The horrors of the Revolution drove him abroad in 1918 and after spending some time in America, he moved to Paris. There, his career blossomed into a truly international one and he enjoyed increasing success. A longing to return to Russia finally resulted in his moving to Moscow in 1934. While hailed as a composer, he was, at the same time, subjected to the increasingly paranoid and reactionary control exerted on musicians by the official Composers’ Union. As a result, he was in and out of favor, much like Shostakovich. The results took their toll on his health, although he continued to compose and eventually completed seven symphonies, five operas, two ballets, a number of solo concertos and some wonderful film music.

 

Peter and the Wolf was written during his time in Paris and reflects much of his nostalgia for his homeland. Scored for a small orchestra, with narrator, it is a charming piece that evokes vivid and innocent pictures of a child’s fairy tale. Prokofiev’s musical portrait of the courageous Peter, his animal friends, his grandfather and the hungry wolf has delighted audiences in all countries and earned its place as one of the most popular and well written pieces of music for young people – or older people. We are so pleased to welcome Mayor Jared Fuhriman as our narrator for Peter and the Wolf and hope it will delight you, as well.

 

 

 

An Orkney Wedding with Sunrise                                                     Sir Peter Maxwell Davies

                                                                                                            (1934 - )
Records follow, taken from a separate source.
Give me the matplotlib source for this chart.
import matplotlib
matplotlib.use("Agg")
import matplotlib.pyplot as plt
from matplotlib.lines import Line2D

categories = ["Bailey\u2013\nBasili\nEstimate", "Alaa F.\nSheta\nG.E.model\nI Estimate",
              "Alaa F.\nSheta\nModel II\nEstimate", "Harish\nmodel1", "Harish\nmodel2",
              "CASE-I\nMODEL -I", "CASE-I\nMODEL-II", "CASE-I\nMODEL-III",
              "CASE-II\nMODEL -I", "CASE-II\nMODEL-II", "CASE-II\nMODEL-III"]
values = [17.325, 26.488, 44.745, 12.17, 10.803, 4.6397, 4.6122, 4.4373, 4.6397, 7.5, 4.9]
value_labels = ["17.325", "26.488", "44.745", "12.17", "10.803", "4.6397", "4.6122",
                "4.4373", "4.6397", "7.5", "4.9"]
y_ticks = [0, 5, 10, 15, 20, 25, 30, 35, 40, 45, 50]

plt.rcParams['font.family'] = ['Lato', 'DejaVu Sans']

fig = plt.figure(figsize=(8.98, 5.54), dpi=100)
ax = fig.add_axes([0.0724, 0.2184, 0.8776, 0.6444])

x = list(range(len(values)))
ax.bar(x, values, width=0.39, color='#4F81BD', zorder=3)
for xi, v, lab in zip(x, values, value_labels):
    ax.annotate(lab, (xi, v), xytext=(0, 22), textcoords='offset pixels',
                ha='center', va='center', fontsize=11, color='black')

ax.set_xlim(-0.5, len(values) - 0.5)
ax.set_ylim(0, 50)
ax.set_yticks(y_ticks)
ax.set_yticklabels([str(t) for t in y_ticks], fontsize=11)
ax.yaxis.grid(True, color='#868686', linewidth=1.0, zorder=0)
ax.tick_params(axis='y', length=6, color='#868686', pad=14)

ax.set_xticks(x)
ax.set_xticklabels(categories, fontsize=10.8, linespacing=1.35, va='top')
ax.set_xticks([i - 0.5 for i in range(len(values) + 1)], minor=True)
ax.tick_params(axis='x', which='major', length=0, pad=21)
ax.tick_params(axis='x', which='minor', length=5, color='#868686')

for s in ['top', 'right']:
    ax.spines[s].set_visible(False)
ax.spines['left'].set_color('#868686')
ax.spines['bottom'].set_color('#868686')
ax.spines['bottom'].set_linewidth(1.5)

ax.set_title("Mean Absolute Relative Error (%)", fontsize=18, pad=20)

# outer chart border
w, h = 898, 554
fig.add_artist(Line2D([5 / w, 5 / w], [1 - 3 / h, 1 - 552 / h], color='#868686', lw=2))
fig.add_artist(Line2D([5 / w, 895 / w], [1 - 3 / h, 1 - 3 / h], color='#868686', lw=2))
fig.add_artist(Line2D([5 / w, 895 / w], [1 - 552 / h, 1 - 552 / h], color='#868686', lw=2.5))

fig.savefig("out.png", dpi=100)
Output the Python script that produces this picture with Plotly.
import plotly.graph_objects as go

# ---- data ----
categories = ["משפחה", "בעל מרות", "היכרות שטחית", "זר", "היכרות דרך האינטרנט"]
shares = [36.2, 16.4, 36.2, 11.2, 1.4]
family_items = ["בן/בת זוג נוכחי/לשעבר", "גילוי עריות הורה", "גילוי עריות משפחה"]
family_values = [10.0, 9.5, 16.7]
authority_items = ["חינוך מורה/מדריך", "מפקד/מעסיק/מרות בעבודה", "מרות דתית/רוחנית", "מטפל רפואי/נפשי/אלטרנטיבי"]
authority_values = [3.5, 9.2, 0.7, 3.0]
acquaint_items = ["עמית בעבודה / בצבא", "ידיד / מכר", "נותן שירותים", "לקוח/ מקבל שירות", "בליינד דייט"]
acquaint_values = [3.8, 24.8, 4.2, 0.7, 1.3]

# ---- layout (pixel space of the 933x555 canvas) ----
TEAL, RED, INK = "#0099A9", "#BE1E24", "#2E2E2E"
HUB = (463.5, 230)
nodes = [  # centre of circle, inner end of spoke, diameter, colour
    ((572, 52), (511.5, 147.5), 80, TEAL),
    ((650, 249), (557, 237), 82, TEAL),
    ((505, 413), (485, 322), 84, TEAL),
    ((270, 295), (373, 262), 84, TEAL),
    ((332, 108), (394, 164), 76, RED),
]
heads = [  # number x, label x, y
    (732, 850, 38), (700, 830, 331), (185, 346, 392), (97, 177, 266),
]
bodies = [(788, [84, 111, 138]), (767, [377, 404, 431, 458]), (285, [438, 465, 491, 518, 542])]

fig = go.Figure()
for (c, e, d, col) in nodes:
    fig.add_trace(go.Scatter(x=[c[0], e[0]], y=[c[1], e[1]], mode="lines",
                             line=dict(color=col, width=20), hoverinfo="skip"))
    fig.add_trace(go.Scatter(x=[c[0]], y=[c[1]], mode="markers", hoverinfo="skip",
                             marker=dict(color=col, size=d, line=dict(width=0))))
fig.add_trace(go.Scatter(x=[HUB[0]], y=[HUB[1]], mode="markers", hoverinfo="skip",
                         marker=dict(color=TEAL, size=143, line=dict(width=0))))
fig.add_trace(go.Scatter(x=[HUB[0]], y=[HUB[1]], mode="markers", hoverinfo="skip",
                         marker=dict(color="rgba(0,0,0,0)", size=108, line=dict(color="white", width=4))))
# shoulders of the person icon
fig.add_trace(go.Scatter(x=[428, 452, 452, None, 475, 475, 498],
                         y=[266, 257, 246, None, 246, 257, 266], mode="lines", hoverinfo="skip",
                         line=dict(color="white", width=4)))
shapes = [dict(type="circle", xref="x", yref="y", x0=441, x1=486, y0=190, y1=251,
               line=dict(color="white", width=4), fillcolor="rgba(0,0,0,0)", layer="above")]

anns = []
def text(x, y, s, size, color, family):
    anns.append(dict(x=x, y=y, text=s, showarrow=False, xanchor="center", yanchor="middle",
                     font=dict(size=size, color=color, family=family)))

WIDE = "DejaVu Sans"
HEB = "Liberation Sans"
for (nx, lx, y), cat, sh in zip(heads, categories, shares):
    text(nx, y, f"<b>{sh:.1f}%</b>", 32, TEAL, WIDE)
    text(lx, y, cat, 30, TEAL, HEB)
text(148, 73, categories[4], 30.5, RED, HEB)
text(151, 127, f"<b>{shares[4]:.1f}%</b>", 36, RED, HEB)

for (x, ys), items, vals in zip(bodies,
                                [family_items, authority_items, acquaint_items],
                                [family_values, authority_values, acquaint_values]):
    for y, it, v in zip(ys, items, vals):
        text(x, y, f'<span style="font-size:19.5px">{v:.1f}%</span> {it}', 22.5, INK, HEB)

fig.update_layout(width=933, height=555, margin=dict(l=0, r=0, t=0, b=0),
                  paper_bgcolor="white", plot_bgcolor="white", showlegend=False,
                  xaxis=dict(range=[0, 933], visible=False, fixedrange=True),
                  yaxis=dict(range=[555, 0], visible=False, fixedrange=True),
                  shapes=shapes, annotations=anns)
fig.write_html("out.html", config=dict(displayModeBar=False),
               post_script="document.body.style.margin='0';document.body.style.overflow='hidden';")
Born in Lancashire, England, Sir Peter Maxwell Davies has achieved a position as one of the United Kingdom’s leading composers. He attended the University of Manchester and the Royal Manchester College of Music, where he was part of a group of avant-garde student composers, forming a performing group dedicated to contemporary music, called New Music Manchester. After study in Rome, he secured a Harkness Fellowship at Princeton, with the help of Aaron Copland and Benjamin Britten. Subsequent to his graduation, he was Composer in Residence in Adelaide, Australia for a year.

 

Sir Peter returned to the United Kingdom and took up residence in Sanday in the Orkney Islands. The Orkneys lie to the northeast of Cape Wraith, Scotland and halfway to Norway in the North Sea. As you can imagine, it is a place of hardy folk who make their living from the sea and from raising sheep. Windswept, with some of the harshest climate in Scotland, the Orkneys and its hardy inhabitants have proven to be a place of inspiration for the composer. He has written an several operas, including one about St. Magnus, the patron saint of the islands, as well as ten Strathclyde Concertos, in homage to Bach’s Brandenburg Concertos.

 

An Orkney Wedding with Sunrise is notable for featuring a bagpipe solo and is one of the composer’s most colorful, humorous and descriptive pieces. It portrays the all-night celebration after a wedding on Orkney and the adventures and misadventures of some revelers as they make their way home. Davies describes the entry of the bagpipes at the conclusion of the piece as symbolic of the sun rising over Caithness. The piece was commissioned by the Boston Symphony Orchestra and premiered under the direction of John Williams on May 10, 1985.